Enam keputusan utama dari aturan ini di antaranya adalah 1) keputusan bersama ini mengatur sekolah negeri yang diselenggarakan oleh Pemerintah Daerah (Pemda); 2) peserta didik, pendidik, dan tenaga kependidikan berhak memilih antara: a) seragam dan atribut tanpa kekhususan agama, atau b) seragam dan atribut dengan kekhususan agama.
“Hak untuk memakai atribut keagamaan adanya di individu.

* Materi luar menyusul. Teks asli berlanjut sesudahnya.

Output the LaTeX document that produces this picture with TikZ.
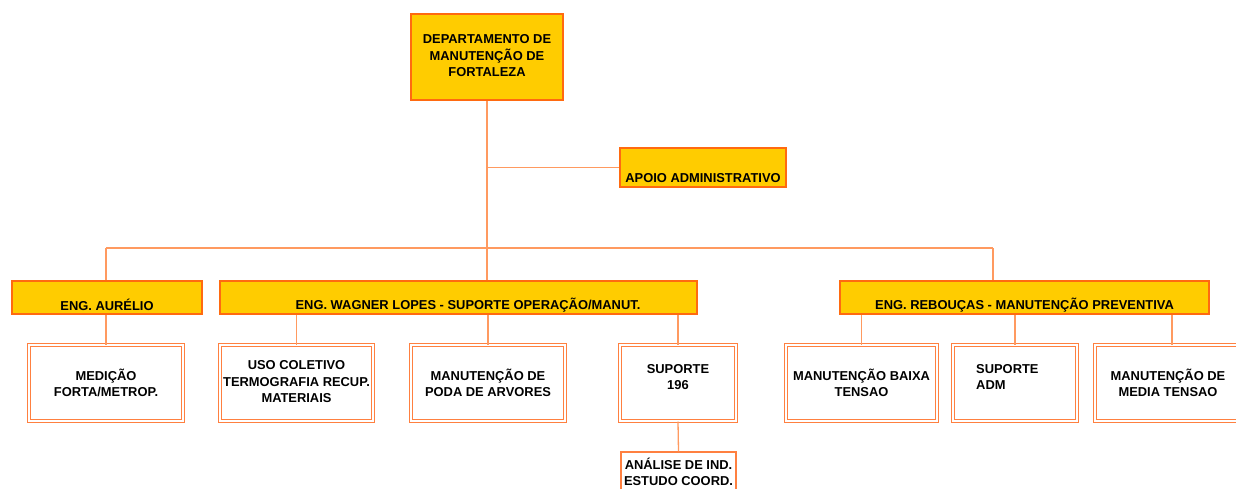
\documentclass[tikz,border=0pt]{standalone}
\usepackage{fontspec}
\setmainfont{Liberation Sans}
\definecolor{ybox}{HTML}{FFCC00}
\definecolor{oborder}{HTML}{FF6A10}
\definecolor{oline}{HTML}{FF9A60}
\definecolor{dborder}{HTML}{FF8040}
\begin{document}
\begin{tikzpicture}[x=1pt,y=-1pt,
  yellowbox/.style={draw=oborder,fill=ybox,line width=2pt,inner sep=0pt},
  whitebox/.style={draw=dborder,double=white,double distance=2pt,line width=1pt,fill=white,inner sep=0pt},
  singlebox/.style={draw=dborder,line width=1.2pt,fill=white,inner sep=0pt},
  lbl/.style={font=\bfseries\fontsize{12.9}{16.5}\selectfont,align=center,inner sep=0pt,text=black},
  conn/.style={draw=oline,line width=1.3pt}]
\useasboundingbox (0,0) rectangle (1236,488);
% boxes
\node[yellowbox,minimum width=152,minimum height=86] (top) at (487,57) {};
\node[lbl] (toptxt) at (487,56) {DEPARTAMENTO DE\\MANUTENÇÃO DE\\FORTALEZA};
\node[yellowbox,minimum width=166,minimum height=39] (apoio) at (703,167.5) {};
\node[lbl] (apoiotxt) at (703,178) {APOIO ADMINISTRATIVO};
\node[yellowbox,minimum width=190,minimum height=33] (aur) at (107,297.5) {};
\node[lbl] (aurtxt) at (107,305) {ENG. AURÉLIO};
\node[yellowbox,minimum width=477,minimum height=33] (wag) at (458.5,297.5) {};
\node[lbl] (wagtxt) at (468,305) {ENG. WAGNER LOPES - SUPORTE OPERAÇÃO/MANUT.};
\node[yellowbox,minimum width=369,minimum height=33] (reb) at (1024.5,297.5) {};
\node[lbl] (rebtxt) at (1024.5,305) {ENG. REBOUÇAS - MANUTENÇÃO PREVENTIVA};
% children
\node[whitebox,minimum width=154,minimum height=76] (med) at (106,383) {};
\node[lbl] (medtxt) at (106,383) {MEDIÇÃO\\FORTA/METROP.};
\node[whitebox,minimum width=153,minimum height=76] (uso) at (296.5,383) {};
\node[lbl] (usotxt) at (296.5,382) {USO COLETIVO\\TERMOGRAFIA RECUP.\\MATERIAIS};
\node[whitebox,minimum width=154,minimum height=76] (poda) at (488,383) {};
\node[lbl] (podatxt) at (488,383) {MANUTENÇÃO DE\\PODA DE ARVORES};
\node[whitebox,minimum width=116,minimum height=76] (sup) at (678,383) {};
\node[lbl] (suptxt) at (678,377) {SUPORTE\\196};
\node[whitebox,minimum width=151,minimum height=76] (bai) at (861.5,383) {};
\node[lbl] (baitxt) at (861.5,383) {MANUTENÇÃO BAIXA\\TENSAO};
\node[whitebox,minimum width=124,minimum height=76] (adm) at (1015,383) {};
\node[lbl,align=left,anchor=west] (admtxt) at (976,377) {SUPORTE\\ADM};
\node[whitebox,minimum width=155,minimum height=76] (mt) at (1172,383) {};
\node[lbl] (mttxt) at (1168,383) {MANUTENÇÃO DE\\MEDIA TENSAO};
\node[singlebox,minimum width=115,minimum height=50] (ana) at (678.5,477) {};
\node[lbl] (anatxt) at (678.5,472) {ANÁLISE DE IND.\\ESTUDO COORD.};
% connectors
\coordinate (hL) at (106,248);
\coordinate (hR) at (993,248);
\coordinate (hM) at (487,248);
\draw[conn] (top.south) -- (hM);
\draw[conn] (top.south |- apoio.west) -- (apoio.west);
\draw[conn] (hL) -- (hR);
\draw[conn] (hL) -- (hL |- aur.north);
\draw[conn] (hM) -- (hM |- wag.north);
\draw[conn] (hR) -- (hR |- reb.north);
\draw[conn] (med.north) -- (med.north |- aur.south);
\draw[conn] (uso.north) -- (uso.north |- wag.south);
\draw[conn] (poda.north) -- (poda.north |- wag.south);
\draw[conn] (sup.north) -- (sup.north |- wag.south);
\draw[conn] (bai.north) -- (bai.north |- reb.south);
\draw[conn] (adm.north) -- (adm.north |- reb.south);
\draw[conn] (mt.north) -- (mt.north |- reb.south);
\draw[conn] (sup.south) -- (ana.north);
\end{tikzpicture}
\end{document}
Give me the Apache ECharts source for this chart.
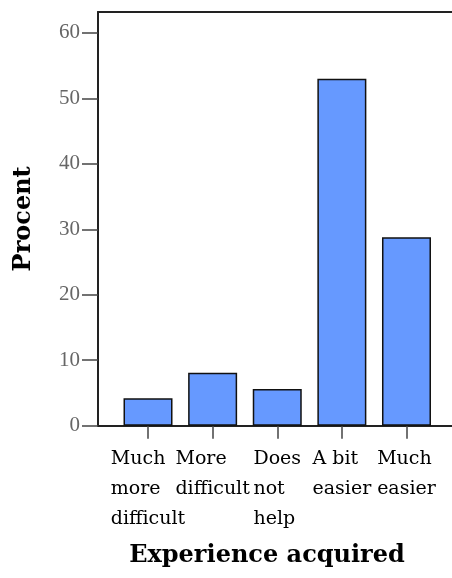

Individu itu adalah guru, murid, dan tentunya orang tua, bukan keputusan sekolah negeri tersebut,” imbuhnya.
Selanjutnya, 3) Pemda dan sekolah tidak boleh mewajibkan ataupun melarang seragam dan atribut dengan kekhususan agama; 4) Pemda dan kepala sekolah wajib mencabut aturan yang mewajibkan atau melarang seragam dan atribut dengan kekhususan agama paling lama 30 (tiga puluh) hari kerja sejak keputusan bersama ini ditetapkan.
“Implikasinya, kalau ada peraturan yang dilaksanakan baik sekolah maupun oleh Pemda yang bertentangan dengan aturan ini, dalam waktu 30 hari maka aturan tersebut harus dicabut,” tegas Mendikbud.

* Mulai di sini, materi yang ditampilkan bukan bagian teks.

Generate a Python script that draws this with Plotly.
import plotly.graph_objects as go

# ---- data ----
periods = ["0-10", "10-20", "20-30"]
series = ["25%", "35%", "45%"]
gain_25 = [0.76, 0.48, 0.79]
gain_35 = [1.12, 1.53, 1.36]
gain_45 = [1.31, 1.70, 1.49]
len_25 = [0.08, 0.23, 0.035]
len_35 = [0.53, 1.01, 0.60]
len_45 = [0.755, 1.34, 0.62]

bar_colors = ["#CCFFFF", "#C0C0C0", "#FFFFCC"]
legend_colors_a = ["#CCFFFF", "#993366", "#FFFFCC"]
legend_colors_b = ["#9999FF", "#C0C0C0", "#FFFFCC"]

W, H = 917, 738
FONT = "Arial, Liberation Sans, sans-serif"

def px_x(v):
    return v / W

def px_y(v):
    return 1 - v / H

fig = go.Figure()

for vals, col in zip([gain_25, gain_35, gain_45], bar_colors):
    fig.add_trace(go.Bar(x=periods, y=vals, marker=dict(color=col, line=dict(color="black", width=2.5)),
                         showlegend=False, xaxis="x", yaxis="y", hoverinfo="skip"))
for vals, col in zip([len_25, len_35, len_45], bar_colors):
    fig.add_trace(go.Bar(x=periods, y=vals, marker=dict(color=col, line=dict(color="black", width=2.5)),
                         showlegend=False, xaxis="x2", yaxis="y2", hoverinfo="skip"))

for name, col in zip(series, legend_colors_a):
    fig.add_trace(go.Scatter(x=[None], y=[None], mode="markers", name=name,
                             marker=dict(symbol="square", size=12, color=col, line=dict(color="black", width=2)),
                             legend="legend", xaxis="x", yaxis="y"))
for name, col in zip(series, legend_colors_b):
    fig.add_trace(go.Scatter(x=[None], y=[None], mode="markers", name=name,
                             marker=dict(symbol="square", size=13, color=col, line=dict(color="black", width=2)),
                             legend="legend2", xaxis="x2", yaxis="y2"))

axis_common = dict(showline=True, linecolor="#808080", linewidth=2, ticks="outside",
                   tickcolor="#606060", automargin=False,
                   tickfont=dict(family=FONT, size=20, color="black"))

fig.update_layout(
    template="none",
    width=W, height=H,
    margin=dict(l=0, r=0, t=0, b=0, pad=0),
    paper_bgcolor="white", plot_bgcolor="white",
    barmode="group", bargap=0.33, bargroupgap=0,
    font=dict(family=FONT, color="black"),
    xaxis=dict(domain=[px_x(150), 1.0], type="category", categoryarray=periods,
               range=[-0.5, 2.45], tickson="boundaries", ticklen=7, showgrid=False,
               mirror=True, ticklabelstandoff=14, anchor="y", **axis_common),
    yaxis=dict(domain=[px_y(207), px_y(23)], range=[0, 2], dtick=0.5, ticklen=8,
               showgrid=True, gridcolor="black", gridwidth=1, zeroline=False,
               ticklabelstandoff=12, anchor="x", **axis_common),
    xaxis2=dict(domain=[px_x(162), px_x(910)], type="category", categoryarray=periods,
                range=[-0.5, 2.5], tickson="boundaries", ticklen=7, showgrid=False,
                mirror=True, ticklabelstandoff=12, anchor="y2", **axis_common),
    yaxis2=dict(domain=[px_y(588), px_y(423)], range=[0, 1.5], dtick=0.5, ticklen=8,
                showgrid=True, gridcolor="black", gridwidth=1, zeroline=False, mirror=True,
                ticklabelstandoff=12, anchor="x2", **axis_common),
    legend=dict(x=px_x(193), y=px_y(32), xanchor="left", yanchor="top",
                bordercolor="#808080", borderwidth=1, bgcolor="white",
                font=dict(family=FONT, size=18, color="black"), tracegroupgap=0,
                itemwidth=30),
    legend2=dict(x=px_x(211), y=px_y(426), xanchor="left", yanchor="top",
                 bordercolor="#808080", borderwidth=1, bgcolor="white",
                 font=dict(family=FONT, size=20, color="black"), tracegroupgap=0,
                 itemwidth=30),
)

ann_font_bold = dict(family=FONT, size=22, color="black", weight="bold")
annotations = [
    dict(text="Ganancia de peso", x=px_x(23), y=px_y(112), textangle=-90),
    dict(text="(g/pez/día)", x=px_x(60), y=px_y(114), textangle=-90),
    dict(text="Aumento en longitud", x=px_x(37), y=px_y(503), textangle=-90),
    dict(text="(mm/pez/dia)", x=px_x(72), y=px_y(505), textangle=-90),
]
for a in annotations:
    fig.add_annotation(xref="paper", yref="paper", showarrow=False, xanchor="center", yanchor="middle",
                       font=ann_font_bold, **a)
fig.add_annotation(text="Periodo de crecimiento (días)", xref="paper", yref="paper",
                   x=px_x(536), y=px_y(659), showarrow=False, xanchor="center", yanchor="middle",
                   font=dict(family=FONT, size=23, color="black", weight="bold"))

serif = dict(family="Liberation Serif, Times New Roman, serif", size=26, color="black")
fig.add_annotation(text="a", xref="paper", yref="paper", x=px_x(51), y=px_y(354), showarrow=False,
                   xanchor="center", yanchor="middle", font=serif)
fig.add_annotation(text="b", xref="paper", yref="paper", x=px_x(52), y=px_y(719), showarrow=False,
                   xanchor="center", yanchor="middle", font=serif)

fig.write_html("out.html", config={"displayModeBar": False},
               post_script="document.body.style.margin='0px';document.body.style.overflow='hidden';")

Kemudian, 5) jika terjadi pelanggaran terhadap keputusan bersama ini, maka sanksi yang akan diberikan kepada pihak yang melanggar yaitu: a) Pemda memberikan sanksi kepada kepala sekolah, pendidik, dan/atau tenaga kependidikan, b) gubernur memberikan sanksi kepada bupati/walikota, c) Kemendagri memberikan sanksi kepada gubernur, d) Kemendikbud memberikan sanksi kepada sekolah terkait BOS dan bantuan pemerintah lainnya.
“Tindak lanjut atas pelanggaran akan dilaksanakan sesuai dengan mekanisme dan perundang-undangan yang berlaku. Ada sanksi yang jelas bagi pihak yang melanggar,” lanjut Nadiem.
Terakhir, 6) peserta didik, pendidik, dan tenaga kependidikan beragama Islam di Provinsi Aceh dikecualikan dari ketentuan keputusan bersama ini sesuai kekhususan Aceh berdasarkan ketentuan peraturan perundang-undangan terkait pemerintahan Aceh.
Keputusan Bersama Tiga Menteri ini dirancang untuk dapat menegakkan keputusan-keputusan terkait yang telah ditetapkan sebelumnya serta melindungi hak dan kewajiban warga masyarakat Indonesia terutama peserta didik, pendidik, dan tenaga kependidikan di sekolah negeri.